Here is the relevant portion of the code
mfcc1 = audio_to_mfcc('/home/saurabh/Documents/audio_classification/data/lizzie.wav')
#print(mfcc1.shape)
mfcc2 = audio_to_mfcc('/home/saurabh/Documents/audio_classification/data/boy.wav')
#print(mfcc2.shape)
temp = mfcc1[ : , np.newaxis , :]
temp2= mfcc2[ : , np.newaxis , :]
#print(temp2.shape)
input_var = Variable(torch.Tensor(temp))
input2_var = Variable(torch.Tensor(temp2))
for epoch in range(num_epochs):
outputs = rnn(input_var)
outputs2= rnn(input2_var)
#print(outputs[999])
final_output = outputs[999]
final_output2= outputs2[998]
final_output_numpy=final_output.data.numpy()[np.newaxis,:]
final_output = torch.from_numpy(final_output_numpy)
final_output_numpy2=final_output2.data.numpy()[np.newaxis,:]
final_output2 = torch.from_numpy(final_output_numpy2)

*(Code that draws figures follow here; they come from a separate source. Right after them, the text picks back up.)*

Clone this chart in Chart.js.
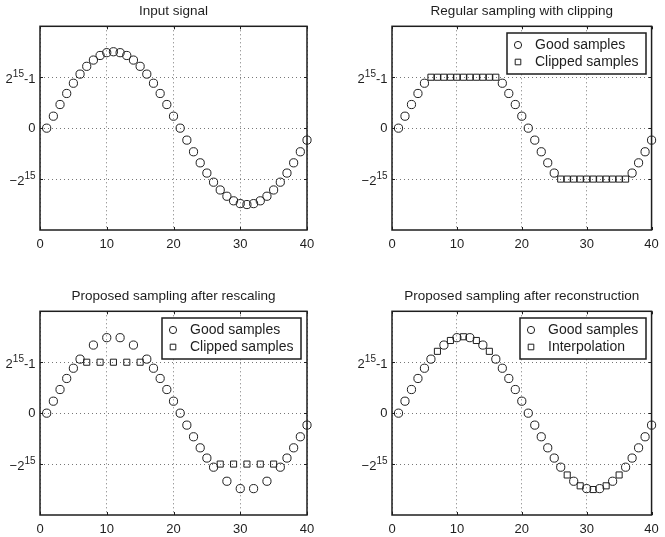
<!DOCTYPE html>
<html>
<head>
<meta charset="utf-8">
<title>Sampling with clipping</title>
<script src="https://cdn.jsdelivr.net/npm/chart.js@4/dist/chart.umd.min.js"></script>
<style>
  html, body { margin: 0; padding: 0; background: #fff; }
  #figure { position: relative; width: 665px; height: 537px; }
  #figure canvas { position: absolute; }
</style>
</head>
<body>
<div id="figure">
  <canvas id="inputChart" width="332" height="268" style="left:0;top:0"></canvas>
  <canvas id="clipChart" width="333" height="268" style="left:332px;top:0"></canvas>
  <canvas id="rescaleChart" width="332" height="269" style="left:0;top:268px"></canvas>
  <canvas id="reconChart" width="333" height="269" style="left:332px;top:268px"></canvas>
</div>
<script>
// sample values in units of 2^15
const sampleIndex = [1, 2, 3, 4, 5, 6, 7, 8, 9, 10, 11, 12, 13, 14, 15, 16, 17, 18, 19, 20,
  21, 22, 23, 24, 25, 26, 27, 28, 29, 30, 31, 32, 33, 34, 35, 36, 37, 38, 39, 40];

const inputSignal = [0, 0.235, 0.464, 0.681, 0.882, 1.061, 1.214, 1.337, 1.427, 1.482,
  1.5, 1.482, 1.427, 1.337, 1.214, 1.061, 0.882, 0.681, 0.464, 0.235,
  0, -0.235, -0.464, -0.681, -0.882, -1.061, -1.214, -1.337, -1.427, -1.482,
  -1.5, -1.482, -1.427, -1.337, -1.214, -1.061, -0.882, -0.681, -0.464, -0.235];

const clipGood = [0, 0.235, 0.464, 0.681, 0.882, null, null, null, null, null,
  null, null, null, null, null, null, 0.882, 0.681, 0.464, 0.235,
  0, -0.235, -0.464, -0.681, -0.882, null, null, null, null, null,
  null, null, null, null, null, null, -0.882, -0.681, -0.464, -0.235];
const clipClipped = [null, null, null, null, null, 1, 1, 1, 1, 1,
  1, 1, 1, 1, 1, 1, null, null, null, null,
  null, null, null, null, null, -1, -1, -1, -1, -1,
  -1, -1, -1, -1, -1, -1, null, null, null, null];

const rescaleGood = [0, 0.235, 0.464, 0.681, 0.882, 1.061, null, 1.337, null, 1.482,
  null, 1.482, null, 1.337, null, 1.061, 0.882, 0.681, 0.464, 0.235,
  0, -0.235, -0.464, -0.681, -0.882, -1.061, null, -1.337, null, -1.482,
  null, -1.482, null, -1.337, null, -1.061, -0.882, -0.681, -0.464, -0.235];
const rescaleClipped = [null, null, null, null, null, null, 1, null, 1, null,
  1, null, 1, null, 1, null, null, null, null, null,
  null, null, null, null, null, null, -1, null, -1, null,
  -1, null, -1, null, -1, null, null, null, null, null];

const reconGood = [0, 0.235, 0.464, 0.681, 0.882, 1.061, null, 1.337, null, 1.482,
  null, 1.482, null, 1.337, null, 1.061, 0.882, 0.681, 0.464, 0.235,
  0, -0.235, -0.464, -0.681, -0.882, -1.061, null, -1.337, null, -1.482,
  null, -1.482, null, -1.337, null, -1.061, -0.882, -0.681, -0.464, -0.235];
const reconInterp = [null, null, null, null, null, null, 1.214, null, 1.427, null,
  1.5, null, 1.427, null, 1.214, null, null, null, null, null,
  null, null, null, null, null, null, -1.214, null, -1.427, null,
  -1.5, null, -1.427, null, -1.214, null, null, null, null, null];

const xTickValues = [0, 10, 20, 30, 40];
const yTickValues = [-1, 0, 1];
// [base, superscript, tail]
const yTickLabels = [['\u22122', '15', ''], ['0', '', ''], ['2', '15', '-1']];

const FONT = "'Liberation Sans', Arial, Helvetica, sans-serif";
const INK = '#1e1e1e';

function toPoints(values) {
  return sampleIndex
    .map((x, i) => ({ x: x, y: values[i] }))
    .filter(p => p.y !== null);
}

// frame around the axes, inward tick marks and the 2^15 style y labels
const matlabAxes = {
  id: 'matlabAxes',
  afterDraw(chart) {
    const ctx = chart.ctx;
    const a = chart.chartArea;
    const xs = chart.scales.x, ys = chart.scales.y;
    ctx.save();
    ctx.strokeStyle = INK;
    ctx.lineWidth = 1;
    ctx.beginPath();
    xTickValues.forEach(v => {
      const px = Math.round(xs.getPixelForValue(v)) + 0.5;
      ctx.moveTo(px, a.bottom); ctx.lineTo(px, a.bottom - 3);
      ctx.moveTo(px, a.top); ctx.lineTo(px, a.top + 3);
    });
    yTickValues.forEach(v => {
      const py = Math.round(ys.getPixelForValue(v)) + 0.5;
      ctx.moveTo(a.left, py); ctx.lineTo(a.left + 3, py);
      ctx.moveTo(a.right, py); ctx.lineTo(a.right - 3, py);
    });
    ctx.stroke();

    ctx.lineWidth = 1.5;
    ctx.strokeRect(a.left, a.top, a.right - a.left, a.bottom - a.top);

    ctx.fillStyle = INK;
    ctx.textBaseline = 'middle';
    ctx.textAlign = 'left';
    yTickValues.forEach((v, i) => {
      const [base, sup, tail] = yTickLabels[i];
      const py = ys.getPixelForValue(v);
      ctx.font = '13px ' + FONT;
      const wBase = ctx.measureText(base).width;
      const wTail = ctx.measureText(tail).width;
      ctx.font = '10px ' + FONT;
      const wSup = ctx.measureText(sup).width;
      const yBase = sup ? py + 2.5 : py;
      let x = a.left - 4.5 - wBase - wSup - wTail;
      ctx.font = '13px ' + FONT;
      ctx.fillText(base, x, yBase);
      x += wBase;
      ctx.font = '10px ' + FONT;
      ctx.fillText(sup, x, yBase - 5.5);
      x += wSup;
      ctx.font = '13px ' + FONT;
      ctx.fillText(tail, x, yBase);
    });
    ctx.restore();
  }
};

// boxed legend in the upper right corner of the axes
const boxLegend = {
  id: 'boxLegend',
  afterDraw(chart, args, opts) {
    if (!opts.show) return;
    const ctx = chart.ctx;
    const a = chart.chartArea;
    const sets = chart.data.datasets;
    ctx.save();
    ctx.font = '14px ' + FONT;
    const textW = Math.max(...sets.map(d => ctx.measureText(d.label).width));
    const w = Math.round(28 + textW + 8), h = 41;
    const x = Math.round(a.right - 6 - w), y = Math.round(a.top + 7);
    ctx.fillStyle = '#fff';
    ctx.fillRect(x, y, w, h);
    ctx.strokeStyle = INK;
    ctx.lineWidth = 1.5;
    ctx.strokeRect(x, y, w, h);
    ctx.lineWidth = 1;
    sets.forEach((d, i) => {
      const cy = y + 12 + i * 17;
      ctx.beginPath();
      if (d.pointStyle === 'rect') {
        ctx.rect(x + 11 - 2.8, cy - 2.8, 5.6, 5.6);
      } else {
        ctx.arc(x + 11, cy, 3.6, 0, Math.PI * 2);
      }
      ctx.stroke();
      ctx.fillStyle = INK;
      ctx.textBaseline = 'middle';
      ctx.fillText(d.label, x + 28, cy + 0.5);
    });
    ctx.restore();
  }
};

function makeDataset(label, values, style) {
  return {
    label: label,
    data: toPoints(values),
    pointStyle: style,
    pointRadius: style === 'rect' ? 4.3 : 4.1,
    pointBorderWidth: 1,
    borderColor: INK,
    backgroundColor: 'rgba(0,0,0,0)',
    showLine: false,
    clip: false
  };
}

function makeChart(canvasId, title, datasets, box) {
  // box: padding and sizes that put the axes where they belong on the figure
  return new Chart(document.getElementById(canvasId), {
    type: 'scatter',
    data: { datasets: datasets },
    options: {
      responsive: false,
      animation: false,
      layout: { padding: { left: box.padLeft, right: box.padRight, top: 0, bottom: 0 } },
      plugins: {
        legend: { display: false },
        tooltip: { enabled: false },
        title: {
          display: true,
          text: title,
          fullSize: false,
          color: INK,
          font: { family: FONT, size: 13.5, weight: 'normal' },
          padding: { top: box.titleTop, bottom: 7.2 }
        },
        boxLegend: { show: datasets.length > 1 }
      },
      scales: {
        x: {
          type: 'linear',
          min: 0, max: 40,
          afterBuildTicks: scale => { scale.ticks = xTickValues.map(v => ({ value: v })); },
          afterFit: scale => { scale.height = box.xHeight; },
          grid: { color: '#777', lineWidth: 1, drawTicks: false },
          border: { display: false, dash: [1, 3] },
          ticks: { color: INK, padding: 6.2, font: { family: FONT, size: 13 } }
        },
        y: {
          type: 'linear',
          min: -2, max: 2,
          afterBuildTicks: scale => { scale.ticks = yTickValues.map(v => ({ value: v })); },
          afterFit: scale => { scale.width = 40; },
          grid: { color: '#777', lineWidth: 1, drawTicks: false },
          border: { display: false, dash: [1, 3] },
          ticks: { display: false }
        }
      }
    },
    plugins: [matlabAxes, boxLegend]
  });
}

const topBox = { padLeft: 0, padRight: 25, titleTop: 2.9, xHeight: 38 };
const topRightBox = { padLeft: 20, padRight: 5, titleTop: 2.9, xHeight: 38 };
const bottomBox = { padLeft: 0, padRight: 25, titleTop: 19.9, xHeight: 22 };
const bottomRightBox = { padLeft: 20, padRight: 5, titleTop: 19.9, xHeight: 22 };

makeChart('inputChart', 'Input signal',
  [makeDataset('Input signal', inputSignal, 'circle')], topBox);

makeChart('clipChart', 'Regular sampling with clipping',
  [makeDataset('Good samples', clipGood, 'circle'),
   makeDataset('Clipped samples', clipClipped, 'rect')], topRightBox);

makeChart('rescaleChart', 'Proposed sampling after rescaling',
  [makeDataset('Good samples', rescaleGood, 'circle'),
   makeDataset('Clipped samples', rescaleClipped, 'rect')], bottomBox);

makeChart('reconChart', 'Proposed sampling after reconstruction',
  [makeDataset('Good samples', reconGood, 'circle'),
   makeDataset('Interpolation', reconInterp, 'rect')], bottomRightBox);
</script>
</body>
</html>
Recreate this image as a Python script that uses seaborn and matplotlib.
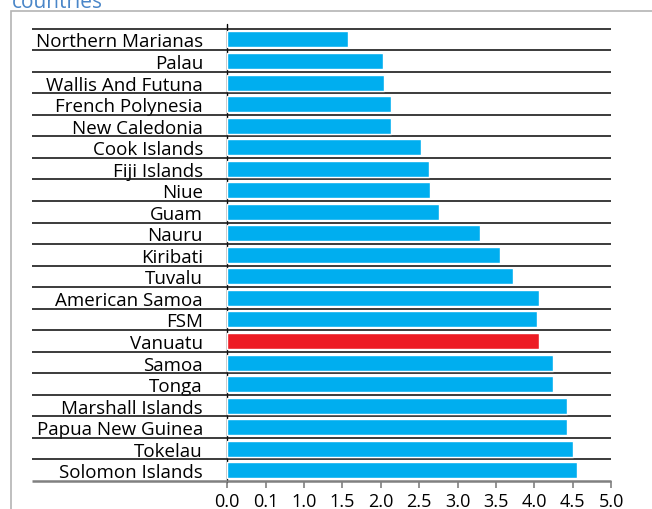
import matplotlib
matplotlib.use("Agg")
import matplotlib.pyplot as plt
import matplotlib.transforms as mtransforms
from matplotlib.patches import Rectangle
import seaborn as sns
import pandas as pd

countries = ["Northern Marianas", "Palau", "Wallis And Futuna", "French Polynesia",
             "New Caledonia", "Cook Islands", "Fiji Islands", "Niue", "Guam", "Nauru",
             "Kiribati", "Tuvalu", "American Samoa", "FSM", "Vanuatu", "Samoa", "Tonga",
             "Marshall Islands", "Papua New Guinea", "Tokelau", "Solomon Islands"]
values = [1.57, 2.03, 2.04, 2.13, 2.13, 2.52, 2.63, 2.64, 2.76, 3.29, 3.56, 3.72,
          4.06, 4.04, 4.06, 4.24, 4.24, 4.43, 4.43, 4.50, 4.56]
highlight = "Vanuatu"
tick_values = [0, 0.5, 1.0, 1.5, 2.0, 2.5, 3.0, 3.5, 4.0, 4.5, 5.0]
tick_labels = ["0.0", "0.1", "1.0", "1.5", "2.0", "2.5", "3.0", "3.5", "4.0", "4.5", "5.0"]
title = "countries"

BLUE = "#00AEEF"
RED = "#ED1C24"

sns.set_style("white")
plt.rcParams["font.family"] = ["Open Sans", "DejaVu Sans"]

W, H = 652, 510
fig = plt.figure(figsize=(W / 100, H / 100), dpi=100)
x0, x1 = 227.3, 611.0
y_top, y_bot = 29.7, 482.0
ax = fig.add_axes([x0 / W, 1 - y_bot / H, (x1 - x0) / W, (y_bot - y_top) / H])

df = pd.DataFrame({"country": countries, "value": values})
palette = {c: (RED if c == highlight else BLUE) for c in countries}
sns.barplot(data=df, x="value", y="country", hue="country", palette=palette,
            legend=False, width=0.74, ax=ax, zorder=3, saturation=1)

n = len(countries)
ax.set_xlim(0, 5)
ax.set_ylim(n - 0.5, -0.5)
ax.set_xlabel("")
ax.set_ylabel("")
for s in ax.spines.values():
    s.set_visible(False)

# row separator lines
trans = mtransforms.blended_transform_factory(ax.transAxes, ax.transData)
left_frac = (32 - x0) / (x1 - x0)
for i in range(n):
    yy = i - 0.5
    ax.plot([left_frac, 1], [yy, yy], transform=trans, color="#1a1a1a", lw=1.2,
            clip_on=False, zorder=2, solid_capstyle="butt")
# bottom axis line (gray, thicker)
ax.plot([left_frac, 1], [n - 0.5, n - 0.5], transform=trans, color="#808080", lw=1.8,
        clip_on=False, zorder=4, solid_capstyle="butt")

# vertical axis line at 0
tr2 = mtransforms.blended_transform_factory(ax.transData, ax.transAxes)
ax.plot([0, 0], [-0.002, 1 + 4.7 / (y_bot - y_top)], transform=tr2, color="black",
        lw=1.0, clip_on=False, zorder=1)

ax.set_xticks(tick_values)
ax.set_xticklabels(tick_labels, fontsize=13, color="black")
ax.tick_params(axis="x", direction="out", length=5, width=1.2, color="#808080",
               pad=3, bottom=True)
ax.tick_params(axis="y", length=0, pad=17.5)
ax.set_yticks(range(n))
ax.set_yticklabels(countries, fontsize=13.5, color="black")
ax.grid(False)

# outer border box (extends past right/bottom edges)
fig.patches.append(Rectangle((11 / W, -0.1), 1.2, 1 - 12 / H + 0.1, transform=fig.transFigure,
                             fill=False, edgecolor="#b4b4b4", lw=1.2))

fig.text(12 / W, 1 - 8 / H, title, color="#4a86c8", fontsize=15, ha="left",
         va="baseline")

fig.savefig("out.png", dpi=100)
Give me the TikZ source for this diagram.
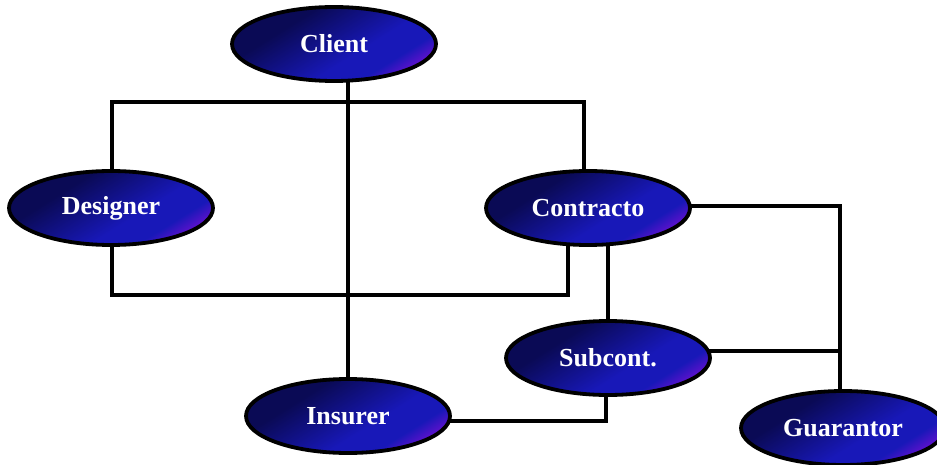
\documentclass[tikz,border=0pt]{standalone}
\usepackage{fontspec}
\setmainfont{Liberation Serif}
\usetikzlibrary{shapes.geometric,backgrounds}
\definecolor{gdark}{HTML}{0A0A55}
\definecolor{gmid}{HTML}{1818B8}
\definecolor{gpurp}{HTML}{6A10D0}
\pgfdeclarehorizontalshading{ellgrad}{100bp}{color(0bp)=(gdark); color(34bp)=(gdark); color(58bp)=(gmid); color(68bp)=(gmid); color(76bp)=(gpurp); color(100bp)=(gpurp)}
\tikzset{
  party/.style={ellipse, draw=black, line width=3.8pt, shading=ellgrad, shading angle=-58,
    minimum width=204pt, minimum height=74pt, inner sep=0pt,
    text=white, font=\fontsize{26}{30}\selectfont\bfseries},
  link/.style={draw=black, line width=3.4pt}
}
\begin{document}
\begin{tikzpicture}[x=1pt,y=-1pt]
\useasboundingbox (0,0) rectangle (937,465);
\node[party] (client) at (334,44) {Client};
\node[party] (designer) at (111,208) {Designer};
\node[party] (contr) at (588,208) {Contracto};
\node[party] (sub) at (608,358) {Subcont.};
\node[party] (insurer) at (348,416) {Insurer};
\node[party] (guar) at (843,428) {Guarantor};
\coordinate (busL) at (112,102);
\coordinate (busR) at (584,102);
\coordinate (lowL) at (112,295);
\coordinate (lowR) at (568,295);
\coordinate (subR) at (840,351);
\coordinate (insR) at (606,421);
\coordinate (guarR) at (840,206);
\begin{scope}[on background layer]
\draw[link] (designer.center -| busL) -- (busL) -- (busR) -- (busR |- contr.center);
\draw[link] (designer.center -| lowL) -- (lowL) -- (lowR) -- (lowR |- contr.center);
\draw[link] (insurer.center) -- (insurer.center |- client.center);
\draw[link] (sub.center) -- (sub.center |- contr.center);
\draw[link] (contr.center |- guarR) -- (guarR) -- (guarR |- guar.center);
\draw[link] (sub.center |- subR) -- (subR);
\draw[link] (insurer.center |- insR) -- (insR) -- (insR |- sub.center);
\end{scope}
\end{tikzpicture}
\end{document}
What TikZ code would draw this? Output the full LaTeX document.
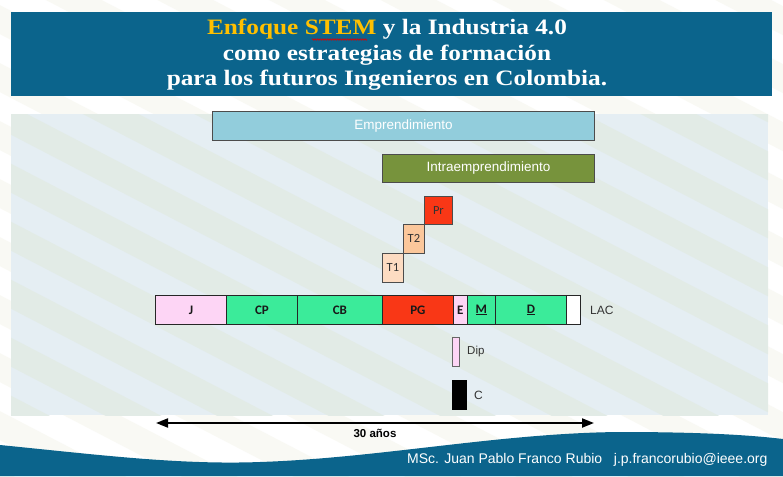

#print(final_output_numpy.shape)
#print(final_output.size())
label = Variable(torch.LongTensor([0]))
label2 = Variable(torch.LongTensor([1]))
#print (label.size())
loss = criterion(Variable(final_output, requires_grad=True), label)
optimizer.zero_grad()
loss.backward()
optimizer.step()
print(loss)
loss2=criterion(Variable(final_output2, requires_grad=True), label2)
optimizer.zero_grad()
loss2.backward()
optimizer.step()
print(loss2)
and here is the output
torch.Size([1000, 1, 60])
torch.Size([999, 1, 60])
Variable containing:
0.6557
[torch.FloatTensor of size 1]
Variable containing:
0.7708
[torch.FloatTensor of size 1]
torch.Size([1000, 1, 60])
torch.Size([999, 1, 60])
Variable containing:
0.6557
[torch.FloatTensor of size 1]
Variable containing:
0.7708
[torch.FloatTensor of size 1]